__PROBLEM STATEMENT__. Copy each line that contains the word "this".

__DATA ENTRIES__.
** begin **

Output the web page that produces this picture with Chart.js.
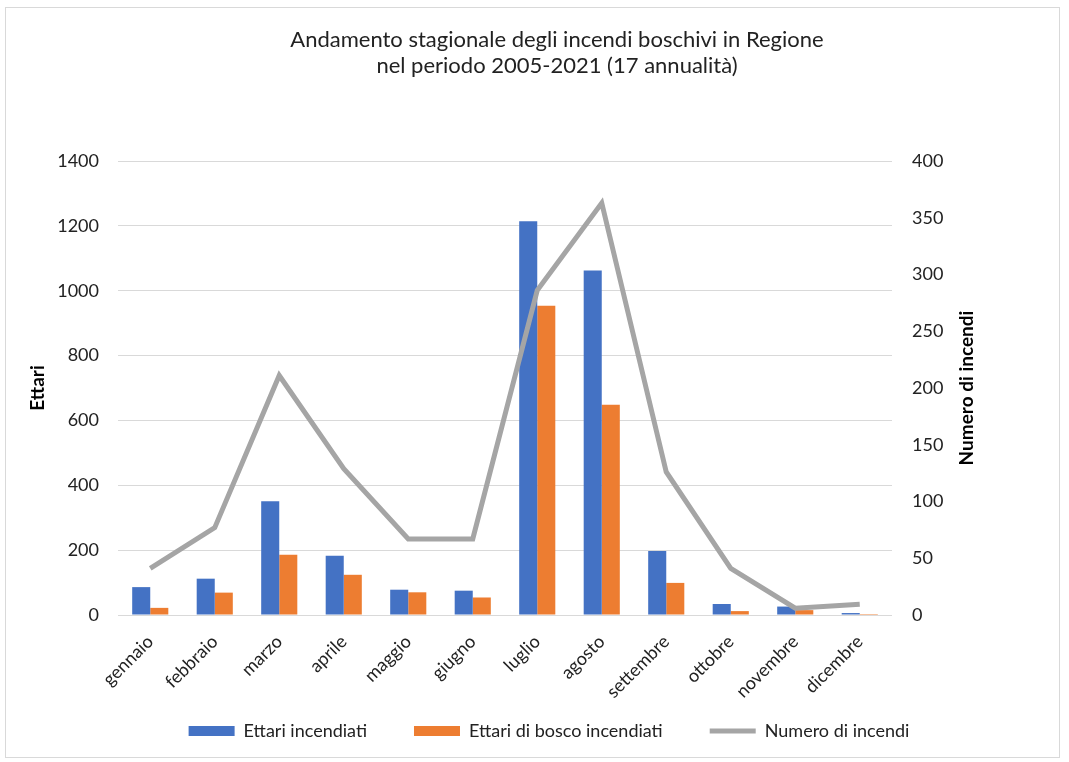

** end **
** begin **

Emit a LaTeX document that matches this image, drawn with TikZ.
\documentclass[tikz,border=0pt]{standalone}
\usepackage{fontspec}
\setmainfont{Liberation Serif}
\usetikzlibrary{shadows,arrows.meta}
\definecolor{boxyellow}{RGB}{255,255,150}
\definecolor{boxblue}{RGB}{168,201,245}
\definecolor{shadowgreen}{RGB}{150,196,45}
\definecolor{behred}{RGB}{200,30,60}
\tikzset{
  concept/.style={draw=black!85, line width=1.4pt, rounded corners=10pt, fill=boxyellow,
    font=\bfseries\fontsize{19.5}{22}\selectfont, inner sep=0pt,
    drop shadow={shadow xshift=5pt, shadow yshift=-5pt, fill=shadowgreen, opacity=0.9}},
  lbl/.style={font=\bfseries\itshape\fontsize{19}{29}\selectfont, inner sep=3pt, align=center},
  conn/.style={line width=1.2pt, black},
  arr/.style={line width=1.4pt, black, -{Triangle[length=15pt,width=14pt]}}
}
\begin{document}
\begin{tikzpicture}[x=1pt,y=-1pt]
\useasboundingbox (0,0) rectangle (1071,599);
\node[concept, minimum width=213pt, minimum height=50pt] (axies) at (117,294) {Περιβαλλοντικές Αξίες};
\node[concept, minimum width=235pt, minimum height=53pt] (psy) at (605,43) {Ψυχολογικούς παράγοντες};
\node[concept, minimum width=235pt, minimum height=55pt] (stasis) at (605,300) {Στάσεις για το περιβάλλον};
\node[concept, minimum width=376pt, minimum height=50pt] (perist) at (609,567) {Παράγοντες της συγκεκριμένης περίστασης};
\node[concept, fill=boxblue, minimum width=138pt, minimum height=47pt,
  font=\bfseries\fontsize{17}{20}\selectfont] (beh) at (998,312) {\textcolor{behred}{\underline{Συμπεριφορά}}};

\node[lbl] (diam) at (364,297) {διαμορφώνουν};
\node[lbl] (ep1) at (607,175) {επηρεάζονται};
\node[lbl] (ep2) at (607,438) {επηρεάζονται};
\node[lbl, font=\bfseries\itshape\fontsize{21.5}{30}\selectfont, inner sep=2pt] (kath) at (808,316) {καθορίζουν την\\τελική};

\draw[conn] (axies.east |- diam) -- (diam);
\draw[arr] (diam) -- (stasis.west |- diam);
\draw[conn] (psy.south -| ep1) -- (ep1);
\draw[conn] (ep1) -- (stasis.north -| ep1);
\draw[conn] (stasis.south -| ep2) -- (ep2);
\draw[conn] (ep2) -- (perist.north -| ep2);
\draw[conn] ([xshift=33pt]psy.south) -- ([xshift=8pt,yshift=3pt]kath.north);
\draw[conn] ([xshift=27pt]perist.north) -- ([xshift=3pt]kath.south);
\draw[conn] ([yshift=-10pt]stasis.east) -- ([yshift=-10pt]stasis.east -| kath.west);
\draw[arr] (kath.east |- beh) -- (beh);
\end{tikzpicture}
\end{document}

** end **
** begin **

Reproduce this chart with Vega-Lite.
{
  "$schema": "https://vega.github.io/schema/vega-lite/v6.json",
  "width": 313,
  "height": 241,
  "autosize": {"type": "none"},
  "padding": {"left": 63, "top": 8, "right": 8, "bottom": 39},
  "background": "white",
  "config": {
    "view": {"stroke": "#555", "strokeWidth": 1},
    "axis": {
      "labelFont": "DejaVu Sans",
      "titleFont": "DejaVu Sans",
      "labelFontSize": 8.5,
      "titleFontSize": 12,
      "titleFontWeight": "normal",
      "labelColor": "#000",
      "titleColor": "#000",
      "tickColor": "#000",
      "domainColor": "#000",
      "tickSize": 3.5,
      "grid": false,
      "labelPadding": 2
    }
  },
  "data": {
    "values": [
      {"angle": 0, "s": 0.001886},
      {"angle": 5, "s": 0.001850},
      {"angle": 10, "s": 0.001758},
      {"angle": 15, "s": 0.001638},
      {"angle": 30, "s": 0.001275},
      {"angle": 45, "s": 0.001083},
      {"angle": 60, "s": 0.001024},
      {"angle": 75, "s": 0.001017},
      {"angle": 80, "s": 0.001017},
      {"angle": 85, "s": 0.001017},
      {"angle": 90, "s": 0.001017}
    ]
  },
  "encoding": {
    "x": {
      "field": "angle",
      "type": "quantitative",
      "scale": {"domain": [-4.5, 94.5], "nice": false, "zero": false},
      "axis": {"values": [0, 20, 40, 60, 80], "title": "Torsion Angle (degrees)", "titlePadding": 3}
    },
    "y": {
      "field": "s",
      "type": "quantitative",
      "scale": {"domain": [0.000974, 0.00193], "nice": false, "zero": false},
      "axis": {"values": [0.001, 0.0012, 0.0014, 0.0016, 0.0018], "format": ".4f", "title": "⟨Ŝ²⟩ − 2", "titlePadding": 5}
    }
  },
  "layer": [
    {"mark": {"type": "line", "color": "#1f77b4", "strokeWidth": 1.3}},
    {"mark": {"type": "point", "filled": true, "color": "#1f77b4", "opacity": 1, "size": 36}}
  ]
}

** end **

__PROBLEM SOLUTION__.
Output the web page that produces this picture with Chart.js.
Emit a LaTeX document that matches this image, drawn with TikZ.
Reproduce this chart with Vega-Lite.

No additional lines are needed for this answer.